Internationally, the standard strip width is approximately 1 cm, referred to as a sub-cell. These sub-cells are connected in series internally. Therefore, the output current of an integrated solar cell is the current of each sub-cell, and the total output voltage is the series voltage of all sub-cells. In practical applications, the structure and area of the cell can be selected according to the required current and voltage to fabricate amorphous silicon solar cells.
The first layer is ordinary glass, which serves as the base for the battery.
The second layer is TCO, or transparent oxide conductive film.
On the one hand, light passes through it and is absorbed by the battery, so it needs high light transmittance; on the other hand, as an electrode of the battery, it needs to be conductive. TCO is generally fabricated with a textured surface, mainly to reduce reflected light and thus increase light absorption. Solar cells are formed by depositing these two layers as substrates.
The first layer of a solar cell is the P-layer, also known as the window layer; the second is the i-layer, the intrinsic layer of the solar cell, where photogenerated carriers are mainly generated; then comes the n-layer, which connects the i-electrode and the back electrode. Finally, there are the back electrode and the Al/Ag electrode.
Due to the numerous defects in a-Si (amorphous silicon), the pn junction of a-Si is unstable, and its photoconductivity is negligible under illumination, resulting in almost no effective charge collection. Therefore, the basic structure of a-Si solar cells is not a pn junction but a pin junction.
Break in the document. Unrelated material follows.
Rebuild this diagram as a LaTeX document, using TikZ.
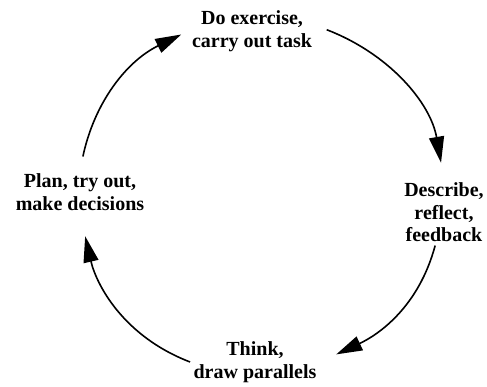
\documentclass[tikz,border=0pt]{standalone}
\usepackage{fontspec}
\setmainfont{Liberation Serif}
\usetikzlibrary{arrows.meta}

\begin{document}
\begin{tikzpicture}[x=1pt,y=1pt,
  lbl/.style={font=\bfseries\fontsize{20}{22.5}\selectfont,align=center},
  cyc/.style={line width=1.6pt,-{Triangle[length=26pt,width=15pt]}}]
  \useasboundingbox (0,0) rectangle (487,387);
  \node[lbl] (ex) at (252,356) {Do exercise,\\carry out task};
  \node[lbl] (de) at (444,174.5) {Describe,\\reflect,\\feedback};
  \node[lbl] (th) at (255,25) {Think,\\draw parallels};
  \node[lbl] (pl) at (80,195) {Plan, try out,\\make decisions};

  % cycle
  \draw[cyc,shorten <=12pt,shorten >=17pt] (ex.5) to[out=-21,in=100] (de.north);
  \draw[cyc,shorten >=18pt] (de.-105) to[out=-105,in=25] (th.east);
  \draw[cyc,shorten >=23pt] (th.west) to[out=159,in=-77] (pl.south);
  \draw[cyc,shorten <=14pt,shorten >=8pt] (pl.north) to[out=78,in=206] (ex.west);
\end{tikzpicture}
\end{document}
Boron doping forms the P-region, phosphorus doping forms the n-region, and the i-region is the intrinsic layer, which is undoped or lightly doped (because undoped a-Si is weakly n-type). The heavily doped p and n regions form a built-in potential inside the cell to collect charge. Simultaneously, both can form ohmic contacts with the conductive electrodes to provide power to the external circuitry. The i-region is the photosensitive region, where photogenerated electrons and holes are the source of photovoltaic power. The goal is to maximize the absorption of incident light into the i-region and effectively convert it into electrical energy. Therefore, the i-region must both maximize the absorption of incident light and maximize the transport of photogenerated carriers to the external circuitry.
The long-range disorder of amorphous silicon structures disrupts the momentum conservation selection rule for electronic transitions in crystalline silicon, effectively transforming it from an indirect bandgap material into a direct bandgap material. It exhibits a very high absorption coefficient for photons; typically, a layer of a-Si with a thickness of around 0.5 μm can absorb almost all light in the sensitive spectral region. Therefore, the thickness of a-Si cells with pin structures is approximately 0.5 μm, while the thickness of the p and n layers, which constitute the dead light absorption region, is on the order of 10 nm.